There's still another month left in 2012, so these could prove famous last words. But here goes: 2012 is on track to be one of the mellowest years for stocks in decades.
Since 1928, the Dow Jones (INDEX: ^DJI ) has gone up or down more than 1% an average of 59 times per year. So far this year we've had 36 such days, or what will be 39 if the trend holds for the rest of 2012. This could be the 34th-quietest year since 1928 -- before the Great Depression:
It's more impressive if you shorten the time frame. Since 1980 there's been an average of 65 days when the market moved more than 1%, so 2012 is on track to be about 40% below average. It would also end up as the seventh-quietest year in the last 32 years. In the last decade the average is 75 wild days per year, with 2012 on track to be the third-calmest.

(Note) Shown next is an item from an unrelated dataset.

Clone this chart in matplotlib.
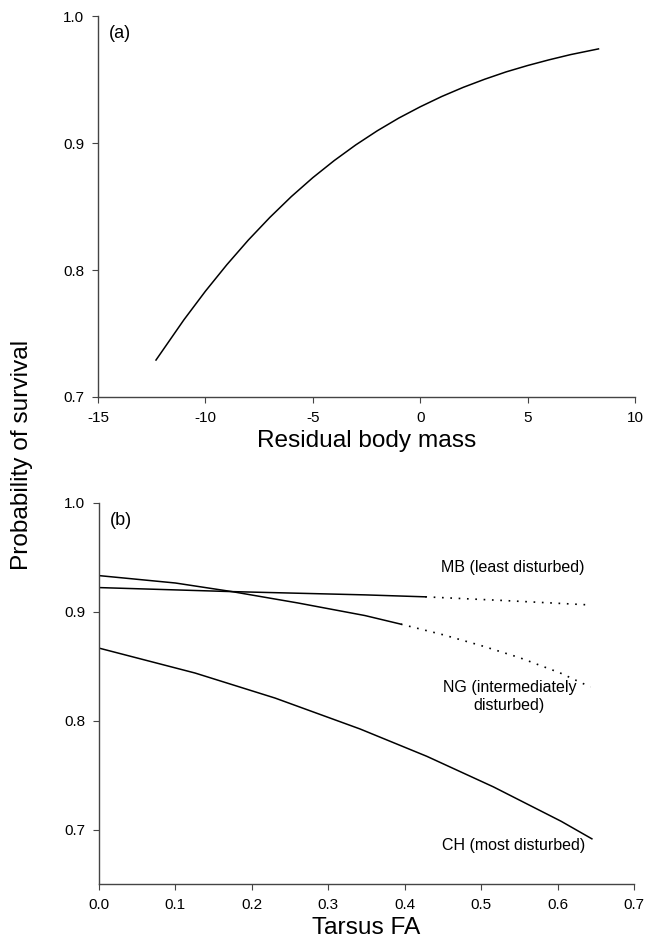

What does this mean for stock returns going forward? As I wrote earlier this year, very little:
Stock research firm Birinyi Associates once calculated S&P 500 (INDEX: ^GSPC ) returns one, two, three, and six months after the VIX Index (a measure of market volatility) broke 20% below and 20% above its 50-day average. The correlation, it found, was meager. The VIX "details, perhaps better than other measures, the volatility of the market today but not tomorrow or the day after," Birinyi wrote.
The chart above confirms the point over longer periods. Market volatility was high in the early 1930s, and it was one of the best times in history to buy. It was also high in the late 1990s, which was literally one of the worst. Markets were calm in the mid-1960s, and subsequent returns were poor. They were also calm in the early 1990s, and subsequent returns were terrific.
So a calm market today tells us little about where it will go tomorrow. But hey, maybe it helps you sleep better.